Chacun sait que le rôle d’un adel est d’apporter son témoignage en matière matrimoniale ou patrimoniale et de le sceller dans un acte authentique. Il intervient ainsi lors des mariages et des partages d’héritages, ces matières étant régies, pour les musulmans, par le droit musulman lequel est fondé sur le coran et la charia.

Or, fait important, l’ouverture de la profession de adoul aux femmes bute justement sur ce droit car le témoignage des femmes y est discriminé.

En effet, selon le droit musulman, le témoignage d’une femme vaut la moitié de celui d’un homme et cette appréciation se base sur le verset 282 de la sourate de la Vache qui recommande : « Demandez le témoignage de deux témoins parmi vos hommes. Si vous ne trouvez pas deux hommes, choisissez un homme et deux femmes parmi ceux que vous agréez pour témoins, afin que si l’une des deux femmes se trompe, l’autre lui rappelle ce qu’elle aura oublié ».

La discrimination dans le témoignage a donc pour raison évidente le doute sur les capacités mentales des femmes.
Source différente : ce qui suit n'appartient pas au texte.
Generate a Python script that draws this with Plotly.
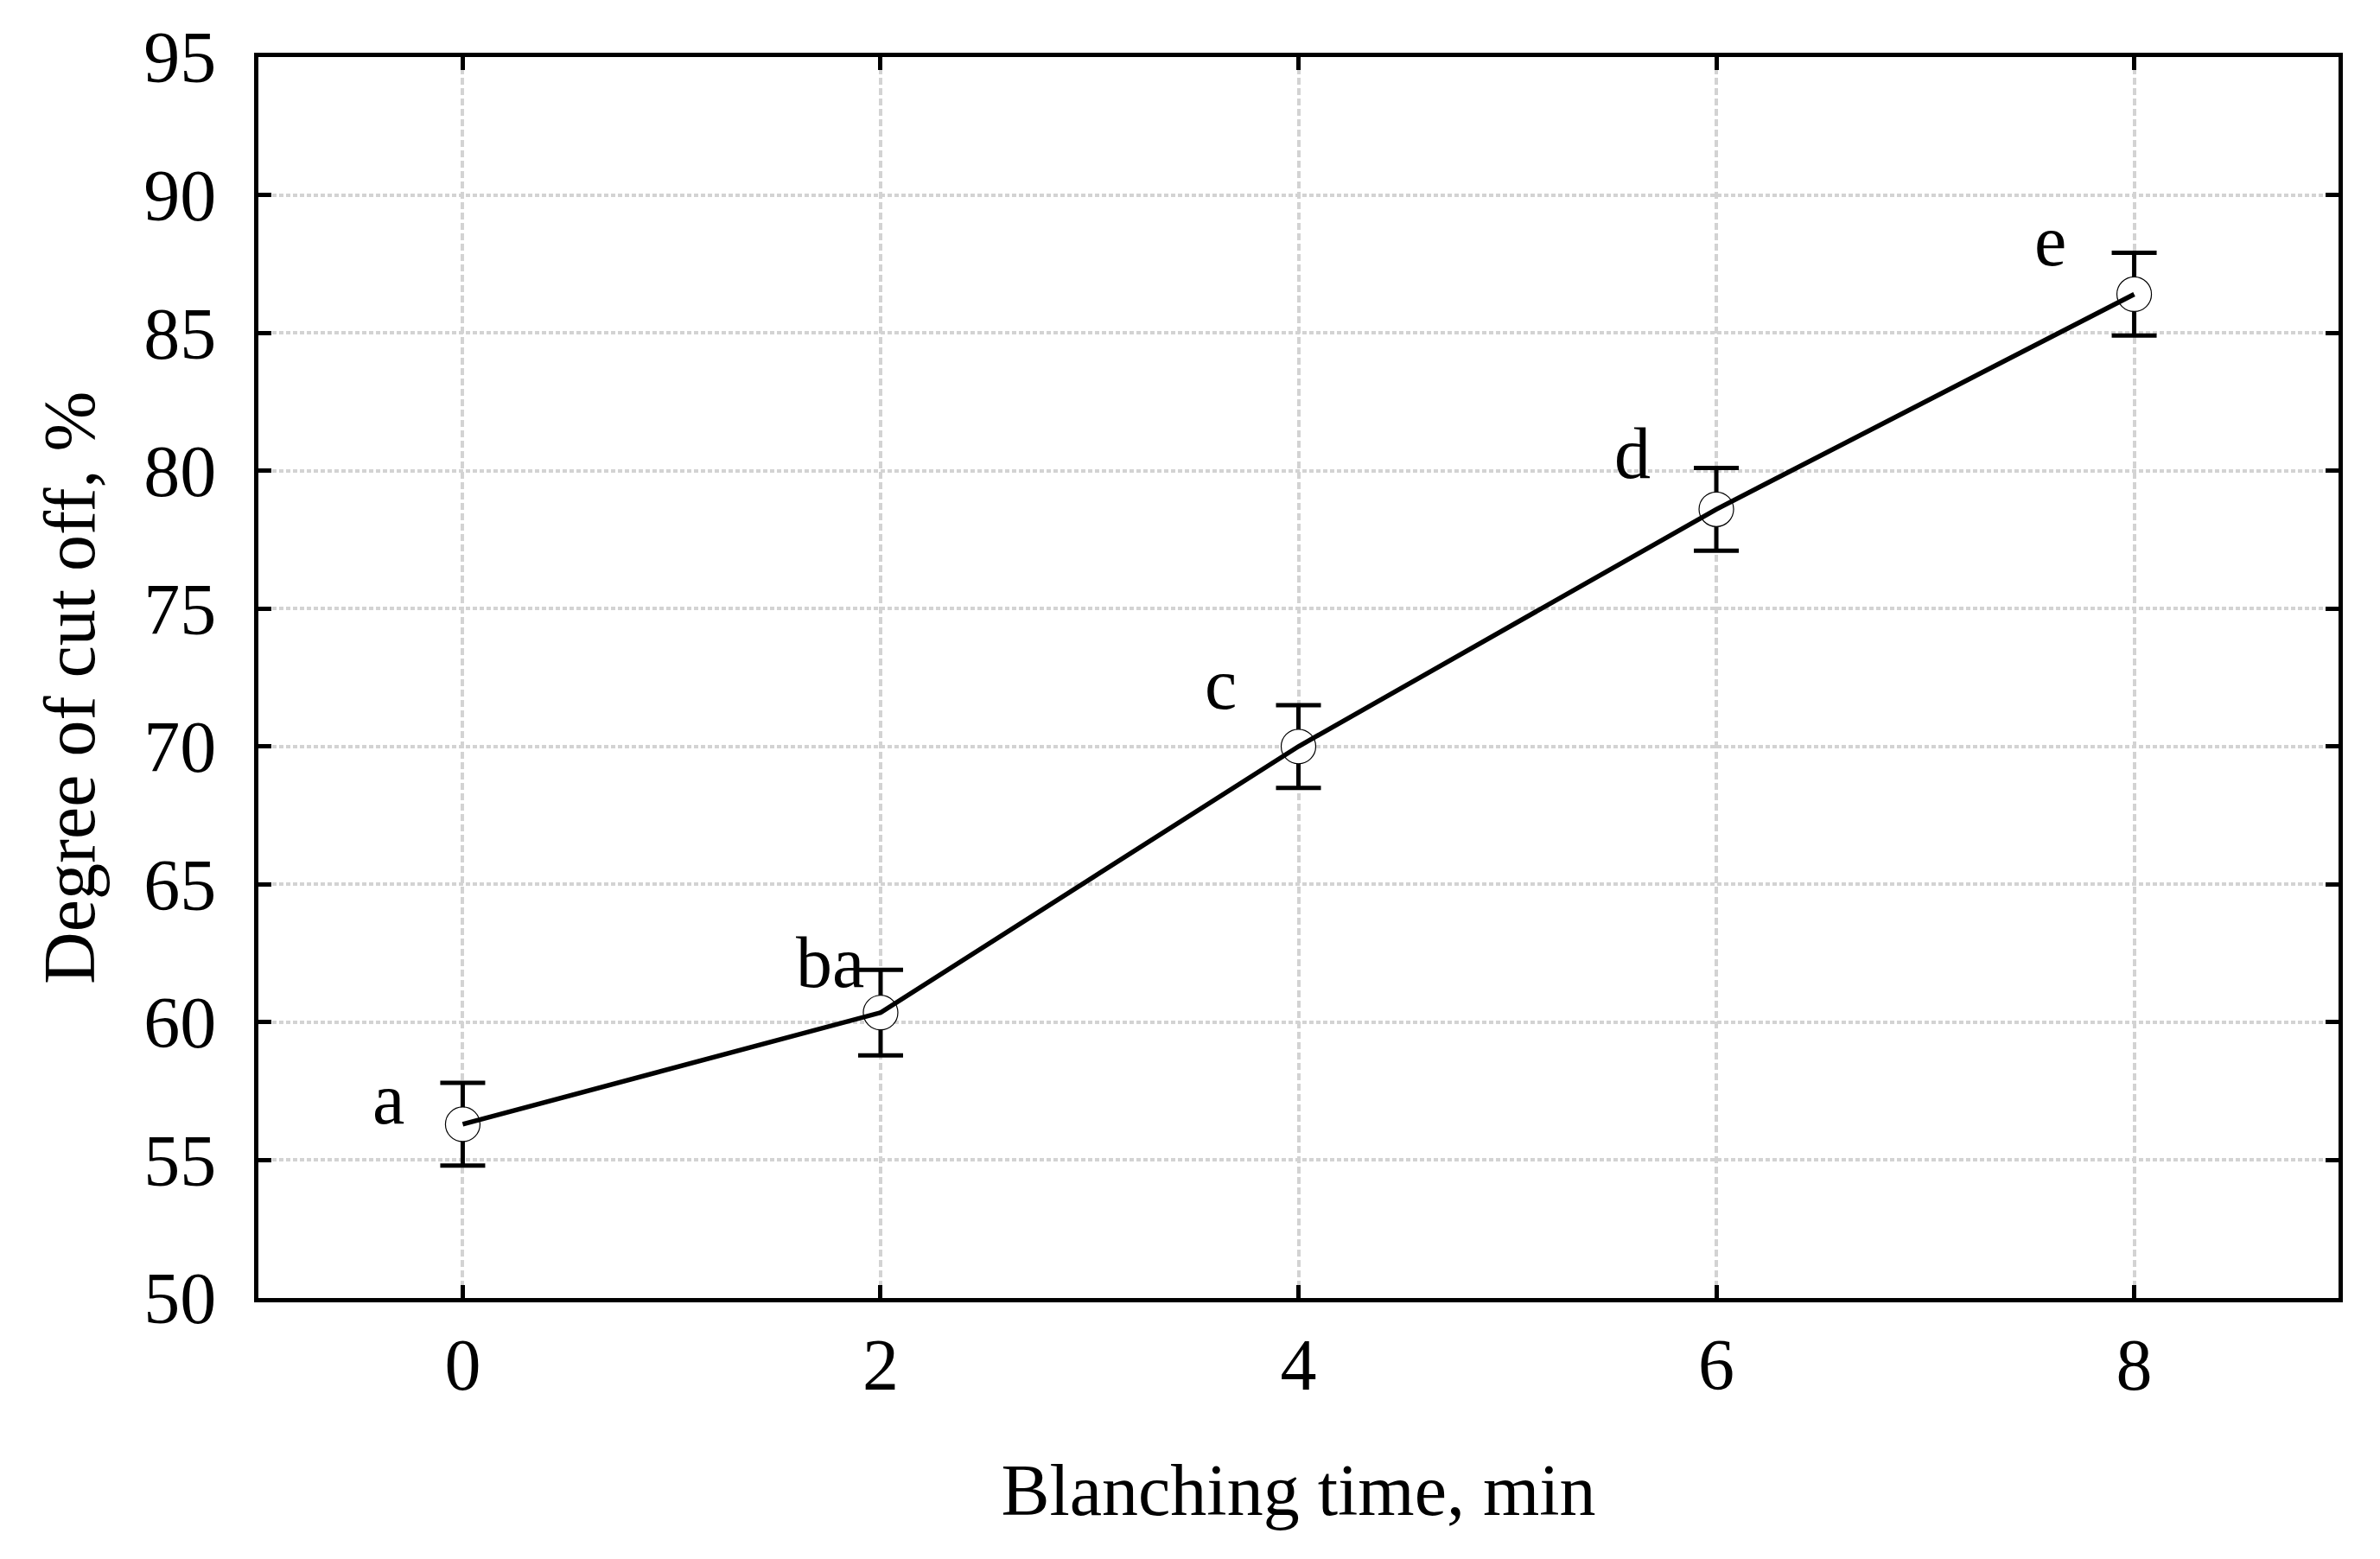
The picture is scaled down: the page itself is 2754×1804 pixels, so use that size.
import plotly.graph_objects as go

blanching_time = [0, 2, 4, 6, 8]
degree_cut_off = [56.3, 60.35, 70.0, 78.6, 86.4]
error_half = [1.5, 1.55, 1.5, 1.5, 1.5]
group_labels = ["a", "ba", "c", "d", "e"]
x_ticks = [0, 2, 4, 6, 8]
y_ticks = [50, 55, 60, 65, 70, 75, 80, 85, 90, 95]
x_title = "Blanching time, min"
y_title = "Degree of cut off, %"

# label offsets in pixels (style)
label_dx = [-86, -58, -90, -97, -97]
label_dy = [29, 58, 72, 65, 62]

FONT = "Liberation Serif"
FS = 84
PAGE_OFFSET = 8  # default body margin of the html page

fig = go.Figure()
fig.add_trace(go.Scatter(
    x=blanching_time, y=degree_cut_off, mode="markers",
    marker=dict(symbol="circle", size=40, color="white",
                line=dict(color="black", width=1.2)),
    error_y=dict(type="data", array=error_half, visible=True,
                 color="black", thickness=5, width=26),
    showlegend=False,
))
fig.add_trace(go.Scatter(
    x=blanching_time, y=degree_cut_off, mode="lines",
    line=dict(color="black", width=5.5), showlegend=False,
))

for xi, yi, lab, dx, dy in zip(blanching_time, degree_cut_off, group_labels, label_dx, label_dy):
    fig.add_annotation(x=xi, y=yi, text=lab, showarrow=False,
                       xshift=dx, yshift=dy,
                       font=dict(family=FONT, size=FS, color="black"))

# y-axis title as rotated annotation (slightly below centre, as in the original)
fig.add_annotation(xref="paper", yref="paper", x=0, y=0.5, text=y_title,
                   textangle=-90, showarrow=False, xanchor="center", yanchor="middle",
                   xshift=-219, yshift=-12,
                   font=dict(family=FONT, size=FS, color="black"))

axis_common = dict(
    showline=True, linecolor="black", linewidth=5, mirror="ticks",
    ticks="inside", ticklen=15, tickwidth=4.5, tickcolor="black",
    showgrid=True, gridcolor="#d3d3d3", gridwidth=4,
    zeroline=False,
    tickfont=dict(family=FONT, size=FS, color="black"),
)

fig.update_xaxes(
    range=[-0.978, 8.978], tickvals=x_ticks, griddash="8px,4px",
    title=dict(text=x_title, font=dict(family=FONT, size=FS, color="black"), standoff=71),
    **axis_common,
)
fig.update_yaxes(
    range=[50, 95], tickvals=y_ticks, griddash="5px,3px",
    ticklabelstandoff=27,
    **axis_common,
)

fig.update_layout(
    width=2754 - PAGE_OFFSET, height=1804 - PAGE_OFFSET,
    margin=dict(l=298.5 - PAGE_OFFSET, r=47.5, t=66 - PAGE_OFFSET, b=302),
    paper_bgcolor="white", plot_bgcolor="white",
)

fig.write_html("out.html")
Ainsi, l’institutionnalisation de ce doute ne peut que déstructurer le rôle futur de la femme adel et, à la limite, le vider de son sens puisque le témoignage structure la profession de adel.

Cette discrimination des femmes est de plus en total déphasage avec l’article 19 de la constitution marocaine et son principe de l’égalité qui sont sensés régir le pays.

Il semble que cette aberration juridique aurait dû être rectifiée en même temps ou même avant l’ouverture de la profession aux femmes. Autrement, il serait facile d’imaginer les réactions des faucons du droit musulman.

Par exemple, ils pourront clamer haut et fort que l’authentification d’un acte juridique qui nécessite le témoignage d’un homme adel nécessitera celui de deux femmes adoul!